In rookie Evgeny Kuznetsov, the Capitals found themselves a second-line center who can play behind Nicklas Backstrom for the next six or seven years. If the price and term are right, the Caps may also have a third-line center for the next three years in Eric Fehr.
“I really enjoy playing here,” Fehr said when asked about his pending unrestricted free agency. “Obviously, I have a lot of friends here and I’ve been here a lot of years. I think this is a special group. Obviously, I’d love to be back here, but looking at the amount of guys we have unsigned right now you just don’t know what’s going to happen.”
Fehr, 29, is at the end of his two-year, $3 million contract and after putting up the second-best offensive numbers of his NHL career [19 goals, 33 points] with a career-high 14:51 of average ice time, he could be in line for a contract similar to the four-year, $12 million deal Joel Ward signed with the Caps four summer ago.
But as Fehr acknowledged, the Caps also are negotiating with UFAs Mike Green, Jay Beagle and Ward and need to re-sign RFAs Braden Holtby, Marcus Johansson, Kuznetsov and Nate Schmidt.
With Fehr’s history of shoulder injuries, the Caps might be hesitant to give him a four-year contract, but they may settle on a three-year deal in the $10 million range. Fehr missed 10 of the Caps’ 14 playoff games with a third-degree sprain of the AC joint in his right shoulder, an injury sustained when Islanders forward Kyle Okposo checked him into the boards in Game 3 of the Eastern Conference Quarterfinals.
“It was a very tough finish for me,” Fehr said. “Even in the regular season I wasn’t playing 100 percent down the stretch. I would have liked to have been healthier, obviously, but there are a lot of players that play with injuries throughout the season.
Fehr missed 13 of the Caps’ final 17 games with an elbow injury but said his playoff injury was not a torn labrum and would heal over time.
“Having a lot of shoulder injuries in the past has been an issue and people have shied away from me for this reason,” Fehr said. “But I don’t think there’s any reason now. It’s kind of a fluke injury, more of a hockey injury than some of the other injuries I’ve had in the past.”
Since returning to the Caps after a one-year stint in Winnipeg and a few months in Finland during the 2012 NHL lockout, Fehr has had to prove himself to two coaches – Adam Oates and Barry Trotz – while learning to play center after years as a right wing. Fehr was a healthy scratch three times in late October and early November, but turned into a reliable two-way center midway through the season.

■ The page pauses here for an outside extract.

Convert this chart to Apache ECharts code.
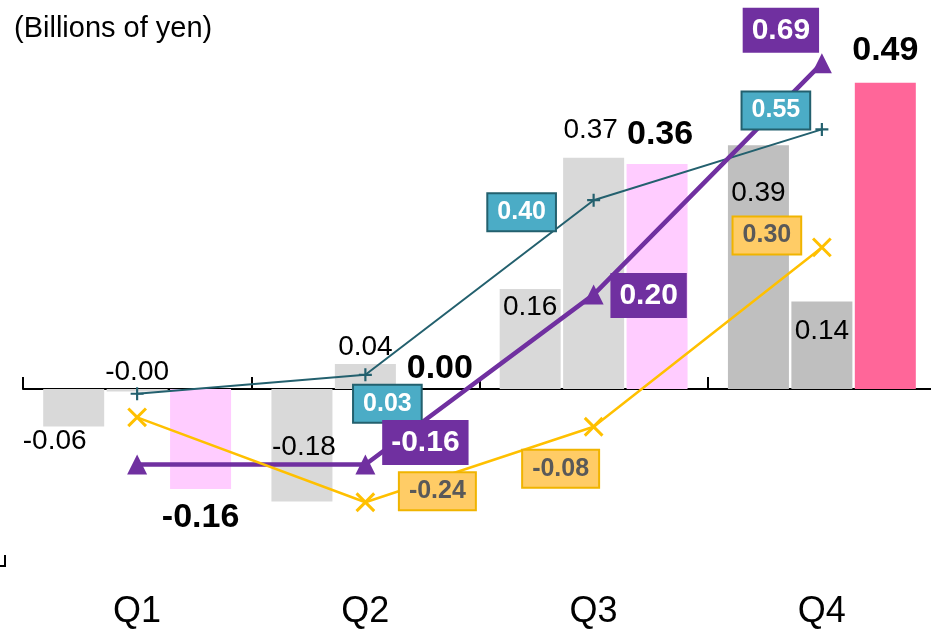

“I definitely had some ups and downs,” Fehr said. “I felt in he middle of the season – December and January – I was playing my best. At the start I didn’t really have a definitive position. It was a pretty slow start for me [2 goals in 10 games], but once I got a position and I knew I was playing center with some consistent linemates [mostly Ward, Beagle and Jason Chimera] I thought I improved quite a bit.
“I want to be a centerman. I think it helps my game. I enjoy playing defensively, being quick on pucks and help the breakout. I can’t really picture myself being a full-time winger anymore, which is a good thing.”
Having spent nine of his 10 NHL seasons in Washington, Fehr said the way this one ended was the most disappointing.
“Because I thought we had the best chance this year,” he said. “Looking back I still believe we were a better team. I think we deserved a little better fate. But I like the way this group is going. I like the way we got better throughout the season and I think this group is going to do some big things.”
He’s hoping he is right in the middle of it as a third-line center behind Backstrom and Kuznetsov.
“Hopefully, they need one more,” Fehr said. “We’ll see what happens. It’s going to be interesting.”